TASK INSTRUCTIONS: Your task is to retype the lines from the opening of the material through the line that includes "xticks = [0, 25, 50, 75, 100]". Do not copy the pictures.
◆ ◆ ◆
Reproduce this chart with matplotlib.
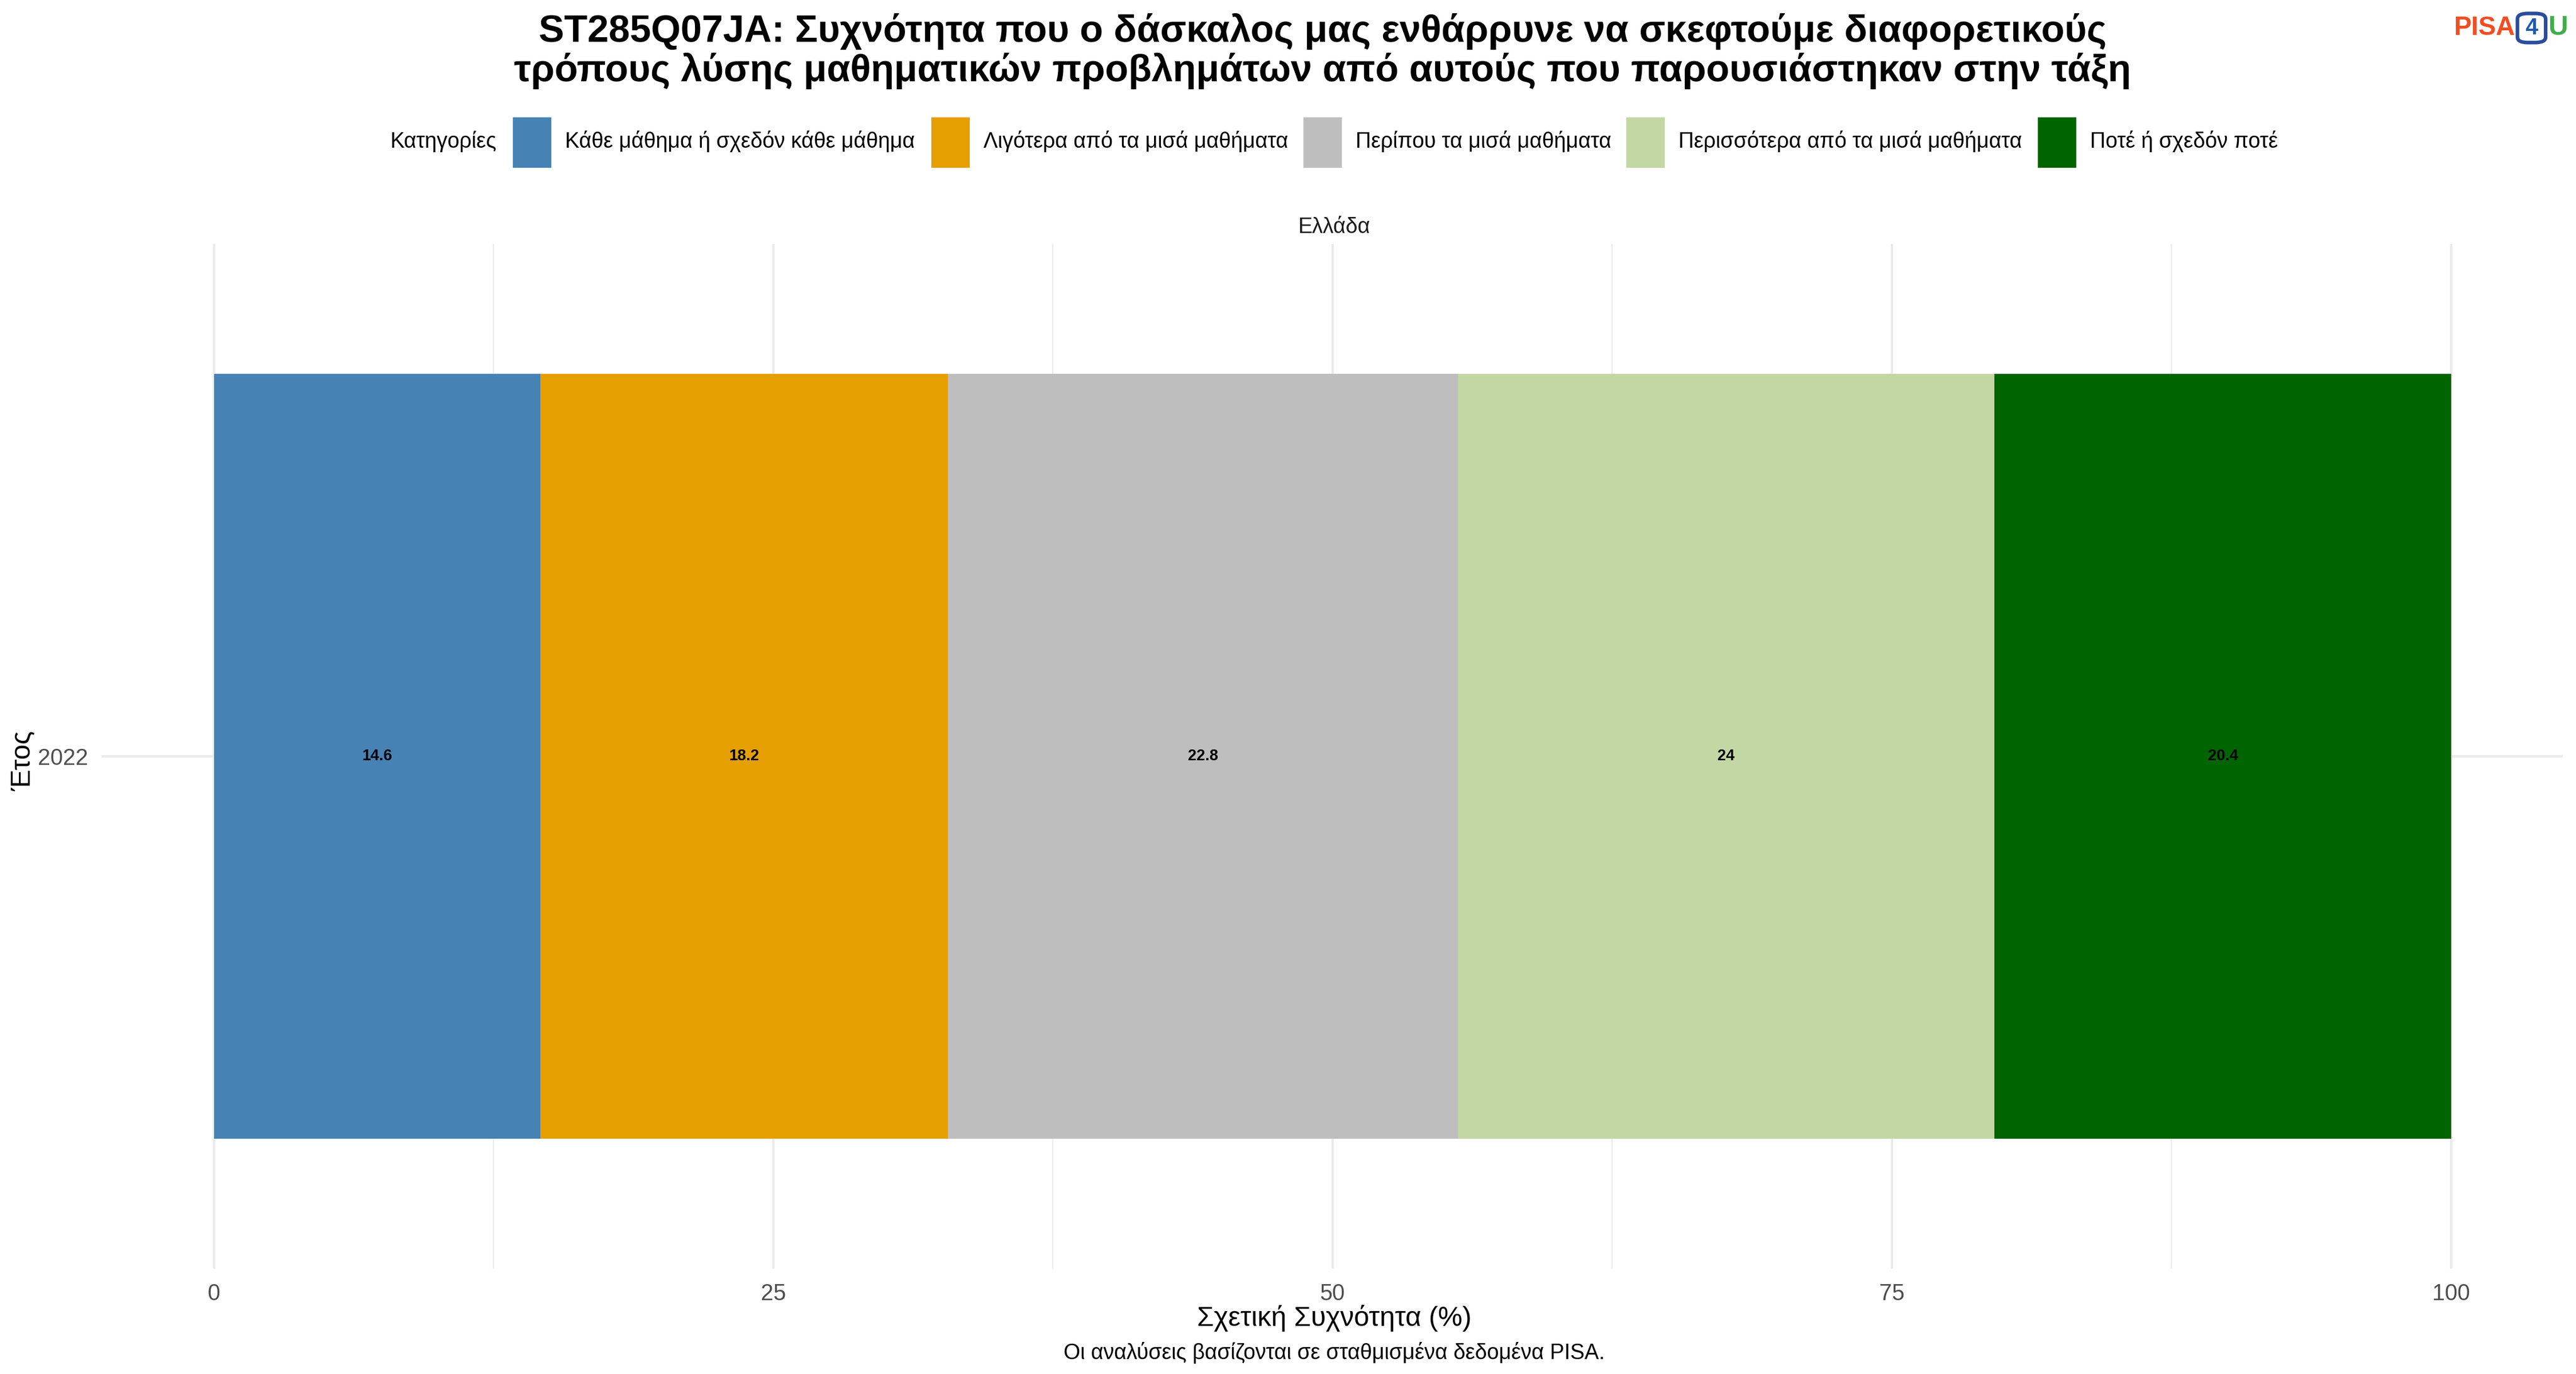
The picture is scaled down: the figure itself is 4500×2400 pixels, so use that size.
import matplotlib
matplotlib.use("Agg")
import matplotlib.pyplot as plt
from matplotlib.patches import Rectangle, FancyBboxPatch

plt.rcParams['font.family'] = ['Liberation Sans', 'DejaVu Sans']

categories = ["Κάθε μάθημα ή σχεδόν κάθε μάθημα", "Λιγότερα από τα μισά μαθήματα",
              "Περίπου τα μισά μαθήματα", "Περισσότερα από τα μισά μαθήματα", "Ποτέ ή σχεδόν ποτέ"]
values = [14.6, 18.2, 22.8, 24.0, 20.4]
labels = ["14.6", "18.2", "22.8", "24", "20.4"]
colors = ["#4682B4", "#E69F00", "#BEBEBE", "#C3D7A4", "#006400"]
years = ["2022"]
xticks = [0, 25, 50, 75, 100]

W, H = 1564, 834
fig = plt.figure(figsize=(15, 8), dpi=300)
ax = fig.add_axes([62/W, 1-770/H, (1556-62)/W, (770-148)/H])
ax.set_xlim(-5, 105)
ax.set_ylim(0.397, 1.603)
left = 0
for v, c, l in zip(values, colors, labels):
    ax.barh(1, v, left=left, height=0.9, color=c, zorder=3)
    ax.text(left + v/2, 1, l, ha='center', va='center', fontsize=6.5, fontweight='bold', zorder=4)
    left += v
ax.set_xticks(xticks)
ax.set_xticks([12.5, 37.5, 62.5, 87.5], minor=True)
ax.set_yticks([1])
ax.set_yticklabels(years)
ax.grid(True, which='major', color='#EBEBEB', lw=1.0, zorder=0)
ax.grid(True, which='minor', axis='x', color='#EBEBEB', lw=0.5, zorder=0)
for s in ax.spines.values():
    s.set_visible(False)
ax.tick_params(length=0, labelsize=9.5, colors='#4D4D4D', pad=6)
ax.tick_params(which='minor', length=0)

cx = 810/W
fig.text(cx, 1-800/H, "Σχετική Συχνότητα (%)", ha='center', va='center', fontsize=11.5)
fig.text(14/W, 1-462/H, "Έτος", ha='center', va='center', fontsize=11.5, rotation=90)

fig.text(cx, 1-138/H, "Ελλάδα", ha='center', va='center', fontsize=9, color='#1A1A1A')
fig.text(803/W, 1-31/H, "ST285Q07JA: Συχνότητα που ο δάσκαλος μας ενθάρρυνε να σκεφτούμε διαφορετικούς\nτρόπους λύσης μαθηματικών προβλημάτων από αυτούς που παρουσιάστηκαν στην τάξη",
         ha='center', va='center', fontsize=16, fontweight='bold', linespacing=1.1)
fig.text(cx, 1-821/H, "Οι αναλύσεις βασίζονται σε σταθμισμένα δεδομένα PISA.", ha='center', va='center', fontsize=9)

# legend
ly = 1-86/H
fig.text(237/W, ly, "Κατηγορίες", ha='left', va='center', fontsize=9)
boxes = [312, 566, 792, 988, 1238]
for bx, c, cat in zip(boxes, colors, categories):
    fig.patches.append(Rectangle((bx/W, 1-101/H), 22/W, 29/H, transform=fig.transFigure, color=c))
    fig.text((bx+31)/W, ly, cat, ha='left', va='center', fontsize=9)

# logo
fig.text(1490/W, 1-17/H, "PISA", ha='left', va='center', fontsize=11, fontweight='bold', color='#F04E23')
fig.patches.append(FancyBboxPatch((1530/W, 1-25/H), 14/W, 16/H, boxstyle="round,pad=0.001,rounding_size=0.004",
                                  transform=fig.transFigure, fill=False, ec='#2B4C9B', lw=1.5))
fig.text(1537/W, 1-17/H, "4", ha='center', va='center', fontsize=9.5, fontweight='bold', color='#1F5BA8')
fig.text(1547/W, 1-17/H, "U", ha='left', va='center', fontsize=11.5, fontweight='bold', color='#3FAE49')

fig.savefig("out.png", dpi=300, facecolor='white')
◆ ◆ ◆
EXPECTED ANSWER:
Reproduce this chart with matplotlib.
The picture is scaled down: the figure itself is 4500×2400 pixels, so use that size.
import matplotlib
matplotlib.use("Agg")
import matplotlib.pyplot as plt
from matplotlib.patches import Rectangle, FancyBboxPatch

plt.rcParams['font.family'] = ['Liberation Sans', 'DejaVu Sans']

categories = ["Κάθε μάθημα ή σχεδόν κάθε μάθημα", "Λιγότερα από τα μισά μαθήματα",
              "Περίπου τα μισά μαθήματα", "Περισσότερα από τα μισά μαθήματα", "Ποτέ ή σχεδόν ποτέ"]
values = [14.6, 18.2, 22.8, 24.0, 20.4]
labels = ["14.6", "18.2", "22.8", "24", "20.4"]
colors = ["#4682B4", "#E69F00", "#BEBEBE", "#C3D7A4", "#006400"]
years = ["2022"]
xticks = [0, 25, 50, 75, 100]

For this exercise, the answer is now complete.